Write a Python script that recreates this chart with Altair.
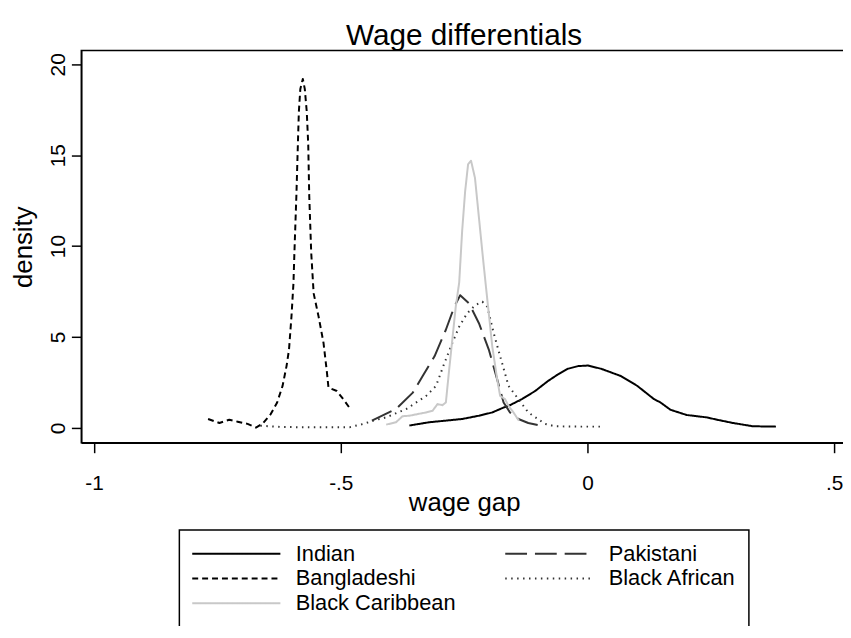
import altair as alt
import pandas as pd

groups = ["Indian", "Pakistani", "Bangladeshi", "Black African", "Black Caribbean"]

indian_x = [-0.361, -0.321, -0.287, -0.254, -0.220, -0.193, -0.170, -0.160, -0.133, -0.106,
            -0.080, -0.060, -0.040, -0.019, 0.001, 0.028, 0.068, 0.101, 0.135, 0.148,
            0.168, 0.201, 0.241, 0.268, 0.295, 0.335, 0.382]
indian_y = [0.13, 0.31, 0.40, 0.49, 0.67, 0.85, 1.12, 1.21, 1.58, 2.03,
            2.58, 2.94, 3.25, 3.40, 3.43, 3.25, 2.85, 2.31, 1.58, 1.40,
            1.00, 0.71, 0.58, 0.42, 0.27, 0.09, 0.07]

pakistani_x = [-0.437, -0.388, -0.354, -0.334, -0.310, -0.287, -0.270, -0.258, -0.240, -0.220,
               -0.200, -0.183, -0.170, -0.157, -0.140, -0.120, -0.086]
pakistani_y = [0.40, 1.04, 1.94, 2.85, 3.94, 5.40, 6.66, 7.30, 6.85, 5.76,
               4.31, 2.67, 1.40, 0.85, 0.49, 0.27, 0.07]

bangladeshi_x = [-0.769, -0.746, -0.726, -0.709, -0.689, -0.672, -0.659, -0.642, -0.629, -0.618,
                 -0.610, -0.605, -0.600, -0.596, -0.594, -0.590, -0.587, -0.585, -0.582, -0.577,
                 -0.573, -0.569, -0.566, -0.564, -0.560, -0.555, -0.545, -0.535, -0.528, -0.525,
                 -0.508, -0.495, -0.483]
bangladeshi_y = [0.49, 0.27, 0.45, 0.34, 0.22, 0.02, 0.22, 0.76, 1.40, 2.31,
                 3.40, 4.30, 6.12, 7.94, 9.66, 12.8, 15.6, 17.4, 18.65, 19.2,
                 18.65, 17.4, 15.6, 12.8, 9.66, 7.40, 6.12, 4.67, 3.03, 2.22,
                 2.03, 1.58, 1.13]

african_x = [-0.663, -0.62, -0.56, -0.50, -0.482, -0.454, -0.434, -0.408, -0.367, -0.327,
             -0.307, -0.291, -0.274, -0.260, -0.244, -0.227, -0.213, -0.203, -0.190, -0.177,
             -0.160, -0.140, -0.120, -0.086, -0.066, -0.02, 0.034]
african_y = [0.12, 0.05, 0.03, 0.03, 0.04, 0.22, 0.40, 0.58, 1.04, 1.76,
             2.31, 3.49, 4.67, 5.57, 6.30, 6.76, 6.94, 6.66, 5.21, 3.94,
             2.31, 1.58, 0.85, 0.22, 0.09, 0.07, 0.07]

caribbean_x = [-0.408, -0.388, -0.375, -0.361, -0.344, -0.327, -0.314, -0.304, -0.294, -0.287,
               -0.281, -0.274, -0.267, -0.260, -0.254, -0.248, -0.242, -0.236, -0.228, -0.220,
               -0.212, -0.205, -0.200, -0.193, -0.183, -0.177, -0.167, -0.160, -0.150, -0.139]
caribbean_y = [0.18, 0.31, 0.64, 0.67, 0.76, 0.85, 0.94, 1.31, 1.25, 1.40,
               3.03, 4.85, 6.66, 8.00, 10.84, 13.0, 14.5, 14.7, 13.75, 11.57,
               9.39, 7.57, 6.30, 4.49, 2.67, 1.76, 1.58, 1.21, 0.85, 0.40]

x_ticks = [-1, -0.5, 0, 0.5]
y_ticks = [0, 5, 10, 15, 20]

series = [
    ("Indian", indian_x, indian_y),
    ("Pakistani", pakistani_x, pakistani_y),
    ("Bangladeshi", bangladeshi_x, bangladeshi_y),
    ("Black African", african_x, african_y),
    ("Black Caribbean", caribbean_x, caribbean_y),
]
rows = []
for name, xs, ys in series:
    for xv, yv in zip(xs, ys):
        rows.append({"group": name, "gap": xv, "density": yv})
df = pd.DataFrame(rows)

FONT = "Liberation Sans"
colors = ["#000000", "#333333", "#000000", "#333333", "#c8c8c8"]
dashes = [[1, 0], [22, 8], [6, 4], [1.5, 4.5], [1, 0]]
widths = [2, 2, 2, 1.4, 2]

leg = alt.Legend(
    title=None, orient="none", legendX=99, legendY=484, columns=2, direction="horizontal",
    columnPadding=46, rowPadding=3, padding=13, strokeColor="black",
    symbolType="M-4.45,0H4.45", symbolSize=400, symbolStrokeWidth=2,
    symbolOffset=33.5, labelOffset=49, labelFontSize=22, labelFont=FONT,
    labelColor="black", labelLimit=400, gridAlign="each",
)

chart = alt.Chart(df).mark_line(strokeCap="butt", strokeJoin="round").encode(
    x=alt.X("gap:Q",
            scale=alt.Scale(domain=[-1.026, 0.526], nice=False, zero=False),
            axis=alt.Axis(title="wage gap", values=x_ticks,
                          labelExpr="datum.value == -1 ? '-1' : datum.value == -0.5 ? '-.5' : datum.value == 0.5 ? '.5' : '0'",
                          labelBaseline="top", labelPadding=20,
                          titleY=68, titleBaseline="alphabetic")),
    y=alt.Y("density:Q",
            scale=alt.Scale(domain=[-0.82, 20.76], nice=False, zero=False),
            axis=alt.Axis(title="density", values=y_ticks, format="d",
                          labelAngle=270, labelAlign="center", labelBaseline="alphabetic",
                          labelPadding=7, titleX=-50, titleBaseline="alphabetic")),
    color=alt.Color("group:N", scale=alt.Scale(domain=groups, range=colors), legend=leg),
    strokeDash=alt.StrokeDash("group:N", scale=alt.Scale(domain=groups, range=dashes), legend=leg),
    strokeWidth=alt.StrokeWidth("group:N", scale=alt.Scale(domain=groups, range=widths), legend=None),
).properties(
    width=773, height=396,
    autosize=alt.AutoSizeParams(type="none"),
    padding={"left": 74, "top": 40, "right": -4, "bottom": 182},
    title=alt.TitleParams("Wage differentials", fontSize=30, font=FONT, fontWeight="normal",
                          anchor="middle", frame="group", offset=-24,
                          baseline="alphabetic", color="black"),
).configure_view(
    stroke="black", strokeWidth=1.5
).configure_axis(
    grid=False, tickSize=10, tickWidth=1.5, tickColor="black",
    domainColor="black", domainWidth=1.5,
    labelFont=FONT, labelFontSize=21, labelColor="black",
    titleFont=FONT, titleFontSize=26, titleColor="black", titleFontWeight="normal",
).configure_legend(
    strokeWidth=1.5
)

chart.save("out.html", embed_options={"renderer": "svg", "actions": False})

#### What is asked
Transcribe the whole listing, character for character, but not its images.

#### Output below
Write a Python script that recreates this chart with Altair.
import altair as alt
import pandas as pd

groups = ["Indian", "Pakistani", "Bangladeshi", "Black African", "Black Caribbean"]

indian_x = [-0.361, -0.321, -0.287, -0.254, -0.220, -0.193, -0.170, -0.160, -0.133, -0.106,
            -0.080, -0.060, -0.040, -0.019, 0.001, 0.028, 0.068, 0.101, 0.135, 0.148,
            0.168, 0.201, 0.241, 0.268, 0.295, 0.335, 0.382]
indian_y = [0.13, 0.31, 0.40, 0.49, 0.67, 0.85, 1.12, 1.21, 1.58, 2.03,
            2.58, 2.94, 3.25, 3.40, 3.43, 3.25, 2.85, 2.31, 1.58, 1.40,
            1.00, 0.71, 0.58, 0.42, 0.27, 0.09, 0.07]

pakistani_x = [-0.437, -0.388, -0.354, -0.334, -0.310, -0.287, -0.270, -0.258, -0.240, -0.220,
               -0.200, -0.183, -0.170, -0.157, -0.140, -0.120, -0.086]
pakistani_y = [0.40, 1.04, 1.94, 2.85, 3.94, 5.40, 6.66, 7.30, 6.85, 5.76,
               4.31, 2.67, 1.40, 0.85, 0.49, 0.27, 0.07]

bangladeshi_x = [-0.769, -0.746, -0.726, -0.709, -0.689, -0.672, -0.659, -0.642, -0.629, -0.618,
                 -0.610, -0.605, -0.600, -0.596, -0.594, -0.590, -0.587, -0.585, -0.582, -0.577,
                 -0.573, -0.569, -0.566, -0.564, -0.560, -0.555, -0.545, -0.535, -0.528, -0.525,
                 -0.508, -0.495, -0.483]
bangladeshi_y = [0.49, 0.27, 0.45, 0.34, 0.22, 0.02, 0.22, 0.76, 1.40, 2.31,
                 3.40, 4.30, 6.12, 7.94, 9.66, 12.8, 15.6, 17.4, 18.65, 19.2,
                 18.65, 17.4, 15.6, 12.8, 9.66, 7.40, 6.12, 4.67, 3.03, 2.22,
                 2.03, 1.58, 1.13]

african_x = [-0.663, -0.62, -0.56, -0.50, -0.482, -0.454, -0.434, -0.408, -0.367, -0.327,
             -0.307, -0.291, -0.274, -0.260, -0.244, -0.227, -0.213, -0.203, -0.190, -0.177,
             -0.160, -0.140, -0.120, -0.086, -0.066, -0.02, 0.034]
african_y = [0.12, 0.05, 0.03, 0.03, 0.04, 0.22, 0.40, 0.58, 1.04, 1.76,
             2.31, 3.49, 4.67, 5.57, 6.30, 6.76, 6.94, 6.66, 5.21, 3.94,
             2.31, 1.58, 0.85, 0.22, 0.09, 0.07, 0.07]

caribbean_x = [-0.408, -0.388, -0.375, -0.361, -0.344, -0.327, -0.314, -0.304, -0.294, -0.287,
               -0.281, -0.274, -0.267, -0.260, -0.254, -0.248, -0.242, -0.236, -0.228, -0.220,
               -0.212, -0.205, -0.200, -0.193, -0.183, -0.177, -0.167, -0.160, -0.150, -0.139]
caribbean_y = [0.18, 0.31, 0.64, 0.67, 0.76, 0.85, 0.94, 1.31, 1.25, 1.40,
               3.03, 4.85, 6.66, 8.00, 10.84, 13.0, 14.5, 14.7, 13.75, 11.57,
               9.39, 7.57, 6.30, 4.49, 2.67, 1.76, 1.58, 1.21, 0.85, 0.40]

x_ticks = [-1, -0.5, 0, 0.5]
y_ticks = [0, 5, 10, 15, 20]

series = [
    ("Indian", indian_x, indian_y),
    ("Pakistani", pakistani_x, pakistani_y),
    ("Bangladeshi", bangladeshi_x, bangladeshi_y),
    ("Black African", african_x, african_y),
    ("Black Caribbean", caribbean_x, caribbean_y),
]
rows = []
for name, xs, ys in series:
    for xv, yv in zip(xs, ys):
        rows.append({"group": name, "gap": xv, "density": yv})
df = pd.DataFrame(rows)

FONT = "Liberation Sans"
colors = ["#000000", "#333333", "#000000", "#333333", "#c8c8c8"]
dashes = [[1, 0], [22, 8], [6, 4], [1.5, 4.5], [1, 0]]
widths = [2, 2, 2, 1.4, 2]

leg = alt.Legend(
    title=None, orient="none", legendX=99, legendY=484, columns=2, direction="horizontal",
    columnPadding=46, rowPadding=3, padding=13, strokeColor="black",
    symbolType="M-4.45,0H4.45", symbolSize=400, symbolStrokeWidth=2,
    symbolOffset=33.5, labelOffset=49, labelFontSize=22, labelFont=FONT,
    labelColor="black", labelLimit=400, gridAlign="each",
)

chart = alt.Chart(df).mark_line(strokeCap="butt", strokeJoin="round").encode(
    x=alt.X("gap:Q",
            scale=alt.Scale(domain=[-1.026, 0.526], nice=False, zero=False),
            axis=alt.Axis(title="wage gap", values=x_ticks,
                          labelExpr="datum.value == -1 ? '-1' : datum.value == -0.5 ? '-.5' : datum.value == 0.5 ? '.5' : '0'",
                          labelBaseline="top", labelPadding=20,
                          titleY=68, titleBaseline="alphabetic")),
    y=alt.Y("density:Q",
            scale=alt.Scale(domain=[-0.82, 20.76], nice=False, zero=False),
            axis=alt.Axis(title="density", values=y_ticks, format="d",
                          labelAngle=270, labelAlign="center", labelBaseline="alphabetic",
                          labelPadding=7, titleX=-50, titleBaseline="alphabetic")),
    color=alt.Color("group:N", scale=alt.Scale(domain=groups, range=colors), legend=leg),
    strokeDash=alt.StrokeDash("group:N", scale=alt.Scale(domain=groups, range=dashes), legend=leg),
    strokeWidth=alt.StrokeWidth("group:N", scale=alt.Scale(domain=groups, range=widths), legend=None),
).properties(
    width=773, height=396,
    autosize=alt.AutoSizeParams(type="none"),
    padding={"left": 74, "top": 40, "right": -4, "bottom": 182},
    title=alt.TitleParams("Wage differentials", fontSize=30, font=FONT, fontWeight="normal",
                          anchor="middle", frame="group", offset=-24,
                          baseline="alphabetic", color="black"),
).configure_view(
    stroke="black", strokeWidth=1.5
).configure_axis(
    grid=False, tickSize=10, tickWidth=1.5, tickColor="black",
    domainColor="black", domainWidth=1.5,
    labelFont=FONT, labelFontSize=21, labelColor="black",
    titleFont=FONT, titleFontSize=26, titleColor="black", titleFontWeight="normal",
).configure_legend(
    strokeWidth=1.5
)

chart.save("out.html", embed_options={"renderer": "svg", "actions": False})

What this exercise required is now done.